Our advice? To be able to demonstrate what makes you unique to everyone else, you need to start developing your assertiveness. This will allow you to draw from your own abilities and inner strength. Know what makes you so special and prove it!
Your colleague is stealing the limelight
The only thing that is different about this colleague is that he doesn’t question his worth. He always puts himself forward and watches you as he passes, confident that he is the one who is expected to get ahead.
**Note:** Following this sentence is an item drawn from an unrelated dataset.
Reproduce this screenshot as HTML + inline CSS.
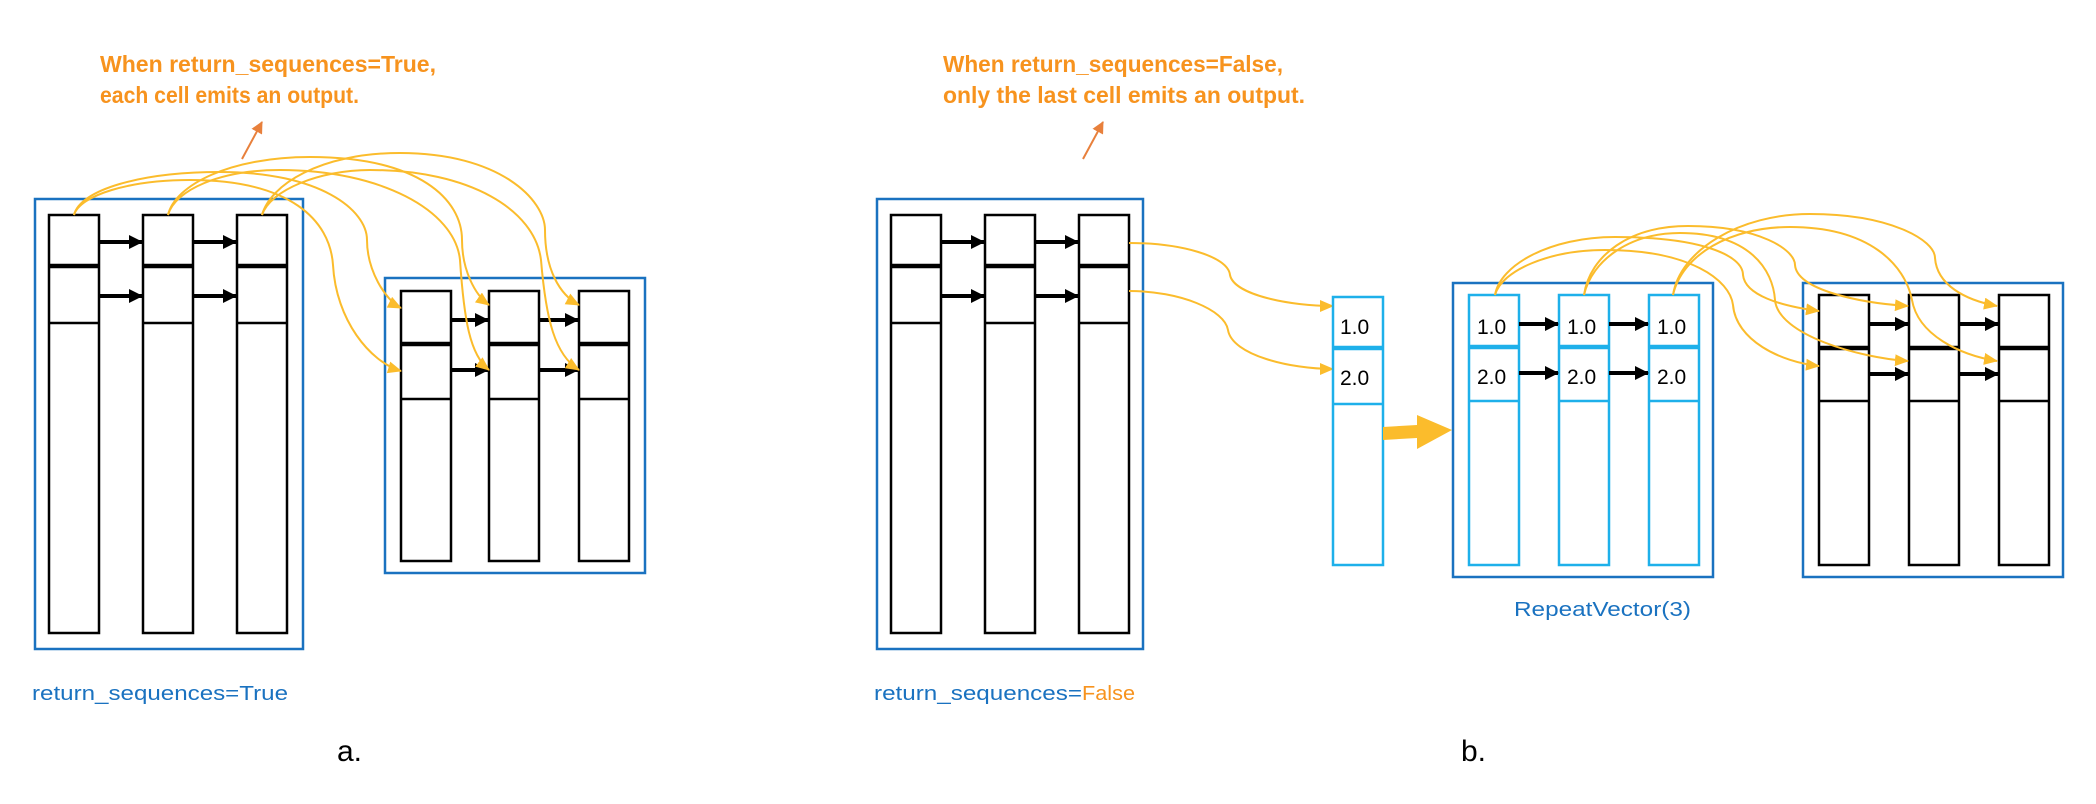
<!DOCTYPE html>
<html><head><meta charset="utf-8"><style>
html,body{margin:0;padding:0;background:#fff;}
svg{display:block;}
</style></head><body>
<svg width="2096" height="804" viewBox="0 0 2096 804" xmlns="http://www.w3.org/2000/svg">
<defs>
<marker id="ya" viewBox="0 0 14 12" refX="13" refY="6" markerWidth="14" markerHeight="12" markerUnits="userSpaceOnUse" orient="auto"><path d="M0,0 L14,6 L0,12 z" fill="#fbbc2c"/></marker>
<marker id="ba" viewBox="0 0 14 14" refX="13" refY="7" markerWidth="14" markerHeight="14" markerUnits="userSpaceOnUse" orient="auto"><path d="M0,0 L14,7 L0,14 z" fill="#000"/></marker>
<marker id="oa" viewBox="0 0 12 12" refX="11" refY="6" markerWidth="12" markerHeight="12" markerUnits="userSpaceOnUse" orient="auto"><path d="M0,0 L12,6 L0,12 z" fill="#e8803c"/></marker>
</defs>

<g font-family="Liberation Sans, sans-serif" font-weight="bold" font-size="23" fill="#f7931e">
<text x="100" y="72" textLength="336" lengthAdjust="spacingAndGlyphs">When return_sequences=True,</text>
<text x="100" y="103" textLength="259" lengthAdjust="spacingAndGlyphs">each cell emits an output.</text>
<text x="943" y="72" textLength="340" lengthAdjust="spacingAndGlyphs">When return_sequences=False,</text>
<text x="943" y="103" textLength="362" lengthAdjust="spacingAndGlyphs">only the last cell emits an output.</text>
</g>
<line x1="242" y1="159" x2="262" y2="122" stroke="#e8803c" stroke-width="2" marker-end="url(#oa)"/>
<line x1="1083" y1="159" x2="1103" y2="122" stroke="#e8803c" stroke-width="2" marker-end="url(#oa)"/>

<!-- panel a box1 -->
<g fill="none">
<rect x="35" y="199" width="268" height="450" stroke="#1a72c0" stroke-width="2.5"/>
<g stroke="#000" stroke-width="2.5">
<rect x="49" y="215" width="50" height="418"/><rect x="143" y="215" width="50" height="418"/><rect x="237" y="215" width="50" height="418"/>
<line x1="49" y1="323" x2="99" y2="323"/><line x1="143" y1="323" x2="193" y2="323"/><line x1="237" y1="323" x2="287" y2="323"/>
</g>
<g stroke="#000" stroke-width="4.5">
<line x1="49" y1="266" x2="99" y2="266"/><line x1="143" y1="266" x2="193" y2="266"/><line x1="237" y1="266" x2="287" y2="266"/>
</g>
<g stroke="#000" stroke-width="4" marker-end="url(#ba)">
<line x1="99" y1="242" x2="142" y2="242"/><line x1="193" y1="242" x2="236" y2="242"/>
<line x1="99" y1="296" x2="142" y2="296"/><line x1="193" y1="296" x2="236" y2="296"/>
</g>

<!-- panel a box2 -->
<rect x="385" y="278" width="260" height="295" stroke="#1a72c0" stroke-width="2.5"/>
<g stroke="#000" stroke-width="2.5">
<rect x="401" y="291" width="50" height="270"/><rect x="489" y="291" width="50" height="270"/><rect x="579" y="291" width="50" height="270"/>
<line x1="401" y1="399" x2="451" y2="399"/><line x1="489" y1="399" x2="539" y2="399"/><line x1="579" y1="399" x2="629" y2="399"/>
</g>
<g stroke="#000" stroke-width="4.5">
<line x1="401" y1="344" x2="451" y2="344"/><line x1="489" y1="344" x2="539" y2="344"/><line x1="579" y1="344" x2="629" y2="344"/>
</g>
<g stroke="#000" stroke-width="4" marker-end="url(#ba)">
<line x1="451" y1="320" x2="488" y2="320"/><line x1="539" y1="320" x2="578" y2="320"/>
<line x1="451" y1="370" x2="488" y2="370"/><line x1="539" y1="370" x2="578" y2="370"/>
</g>

<!-- panel a curves -->
<g stroke="#fbbc2c" stroke-width="2" marker-end="url(#ya)">
<path d="M74,215 C80,190 140,172 220,172 C320,172 367,210 367,240 C367,270 385,300 401,308"/>
<path d="M74,215 C80,195 130,180 190,180 C290,180 330,220 333,265 C336,320 370,362 401,371"/>
<path d="M168,215 C175,185 230,157 310,157 C420,157 462,200 462,240 C462,270 475,295 489,305"/>
<path d="M168,215 C175,190 220,170 280,170 C380,170 455,210 460,260 C464,320 470,355 489,370"/>
<path d="M262,215 C270,185 320,153 400,153 C500,153 545,200 545,230 C545,270 560,295 579,305"/>
<path d="M262,215 C270,190 320,170 370,170 C470,170 535,210 541,260 C546,320 555,355 579,370"/>
</g>

<!-- panel b box1 -->
<rect x="877" y="199" width="266" height="450" stroke="#1a72c0" stroke-width="2.5"/>
<g stroke="#000" stroke-width="2.5">
<rect x="891" y="215" width="50" height="418"/><rect x="985" y="215" width="50" height="418"/><rect x="1079" y="215" width="50" height="418"/>
<line x1="891" y1="323" x2="941" y2="323"/><line x1="985" y1="323" x2="1035" y2="323"/><line x1="1079" y1="323" x2="1129" y2="323"/>
</g>
<g stroke="#000" stroke-width="4.5">
<line x1="891" y1="266" x2="941" y2="266"/><line x1="985" y1="266" x2="1035" y2="266"/><line x1="1079" y1="266" x2="1129" y2="266"/>
</g>
<g stroke="#000" stroke-width="4" marker-end="url(#ba)">
<line x1="941" y1="242" x2="984" y2="242"/><line x1="1035" y1="242" x2="1078" y2="242"/>
<line x1="941" y1="296" x2="984" y2="296"/><line x1="1035" y1="296" x2="1078" y2="296"/>
</g>

<g stroke="#fbbc2c" stroke-width="2" marker-end="url(#ya)">
<path d="M1129,243 C1180,243 1228,256 1230,275 C1234,295 1290,306 1333,306"/>
<path d="M1129,291 C1180,291 1225,310 1228,330 C1232,355 1290,369 1333,369"/>
</g>

<!-- vector column -->
<rect x="1333" y="297" width="50" height="268" stroke="#1eb0ea" stroke-width="2.5"/>
<line x1="1333" y1="404" x2="1383" y2="404" stroke="#1eb0ea" stroke-width="2.5"/>
<line x1="1333" y1="348" x2="1383" y2="348" stroke="#1eb0ea" stroke-width="4.5"/>

<!-- big arrow -->
<path d="M1383,427 L1417,425 L1417,415 L1452,430 L1417,449 L1417,438 L1383,440 z" fill="#fbbc2c"/>

<!-- RepeatVector box -->
<rect x="1453" y="283" width="260" height="294" stroke="#1a72c0" stroke-width="2.5"/>
<g stroke="#1eb0ea" stroke-width="2.5">
<rect x="1469" y="295" width="50" height="270"/><rect x="1559" y="295" width="50" height="270"/><rect x="1649" y="295" width="50" height="270"/>
<line x1="1469" y1="401" x2="1519" y2="401"/><line x1="1559" y1="401" x2="1609" y2="401"/><line x1="1649" y1="401" x2="1699" y2="401"/>
</g>
<g stroke="#1eb0ea" stroke-width="4.5">
<line x1="1469" y1="347" x2="1519" y2="347"/><line x1="1559" y1="347" x2="1609" y2="347"/><line x1="1649" y1="347" x2="1699" y2="347"/>
</g>
<g stroke="#000" stroke-width="4" marker-end="url(#ba)">
<line x1="1519" y1="324" x2="1558" y2="324"/><line x1="1609" y1="324" x2="1648" y2="324"/>
<line x1="1519" y1="373" x2="1558" y2="373"/><line x1="1609" y1="373" x2="1648" y2="373"/>
</g>

<!-- third box -->
<rect x="1803" y="283" width="260" height="294" stroke="#1a72c0" stroke-width="2.5"/>
<g stroke="#000" stroke-width="2.5">
<rect x="1819" y="295" width="50" height="270"/><rect x="1909" y="295" width="50" height="270"/><rect x="1999" y="295" width="50" height="270"/>
<line x1="1819" y1="401" x2="1869" y2="401"/><line x1="1909" y1="401" x2="1959" y2="401"/><line x1="1999" y1="401" x2="2049" y2="401"/>
</g>
<g stroke="#000" stroke-width="4.5">
<line x1="1819" y1="348" x2="1869" y2="348"/><line x1="1909" y1="348" x2="1959" y2="348"/><line x1="1999" y1="348" x2="2049" y2="348"/>
</g>
<g stroke="#000" stroke-width="4" marker-end="url(#ba)">
<line x1="1869" y1="324" x2="1908" y2="324"/><line x1="1959" y1="324" x2="1998" y2="324"/>
<line x1="1869" y1="374" x2="1908" y2="374"/><line x1="1959" y1="374" x2="1998" y2="374"/>
</g>

<!-- RV curves -->
<g stroke="#fbbc2c" stroke-width="2" marker-end="url(#ya)">
<path d="M1495,295 C1500,265 1550,237 1615,237 C1700,237 1743,255 1743,275 C1745,295 1780,306 1819,311"/>
<path d="M1495,295 C1502,270 1550,250 1605,250 C1690,250 1730,280 1733,305 C1736,340 1780,362 1819,366"/>
<path d="M1584,295 C1590,255 1630,226 1688,226 C1760,226 1795,250 1795,265 C1797,290 1860,303 1908,306"/>
<path d="M1584,295 C1592,260 1630,233 1680,233 C1750,233 1773,270 1775,300 C1778,335 1860,358 1908,361"/>
<path d="M1673,295 C1680,250 1740,214 1810,214 C1890,214 1935,240 1935,258 C1937,285 1965,300 1997,306"/>
<path d="M1673,295 C1682,255 1730,227 1790,227 C1870,227 1905,265 1912,300 C1918,335 1960,355 1997,361"/>
</g>
</g>

<!-- numbers -->
<g font-family="Liberation Sans, sans-serif" font-size="21" fill="#000">
<text x="1340" y="334">1.0</text><text x="1340" y="385">2.0</text>
<text x="1477" y="334">1.0</text><text x="1477" y="384">2.0</text>
<text x="1567" y="334">1.0</text><text x="1567" y="384">2.0</text>
<text x="1657" y="334">1.0</text><text x="1657" y="384">2.0</text>
</g>

<!-- labels -->
<g font-family="Liberation Sans, sans-serif" font-size="20" fill="#1a72c0">
<text x="32" y="700" textLength="256" lengthAdjust="spacingAndGlyphs">return_sequences=True</text>
<text x="874" y="700" textLength="208" lengthAdjust="spacingAndGlyphs">return_sequences=</text>
<text x="1082" y="700" textLength="53" lengthAdjust="spacingAndGlyphs" fill="#f7931e">False</text>
<text x="1514" y="616" textLength="177" lengthAdjust="spacingAndGlyphs">RepeatVector(3)</text>
</g>
<g font-family="Liberation Sans, sans-serif" font-size="30" fill="#000">
<text x="337" y="761">a.</text>
<text x="1461" y="761">b.</text>
</g>
</svg>
</body></html>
What’s really going on here? He has an irrational need to exist thanks to his incredible narcissism! This could stem from an upbringing where parents validated their child too much. If parents treats their child like a “hero”, the child will construct his self-image around this in order to please them. He will then continue to feel this obligation to fill this place they have given him even as an adult. “He will go on trying to respond to parental expectations and take the top spot, without really having the ability or skills necessary,” explains Sarah Sériévic. This makes him vulnerable, which he compensates for with self-assurance that actually has no basis! This child has grown up without knowing who he really is, only able to put on a show. His achilles’ heel is the fact that, for him, only social identity counts. When it comes to retirement, the disappearance of this cultivated image can lead to an identity crisis.
Our advice? When you are faced with this situation, dare to assert yourself and put your point of view forward without expecting him to change the way he does things. The most important thing is to know who you are and where you should be.
(*) Psychotherapist, trained in psychodrama by Anne Ancelin Schützenberger. She has also developed a new form of therapy, "le théâtre authentique" (Theatre Therapy).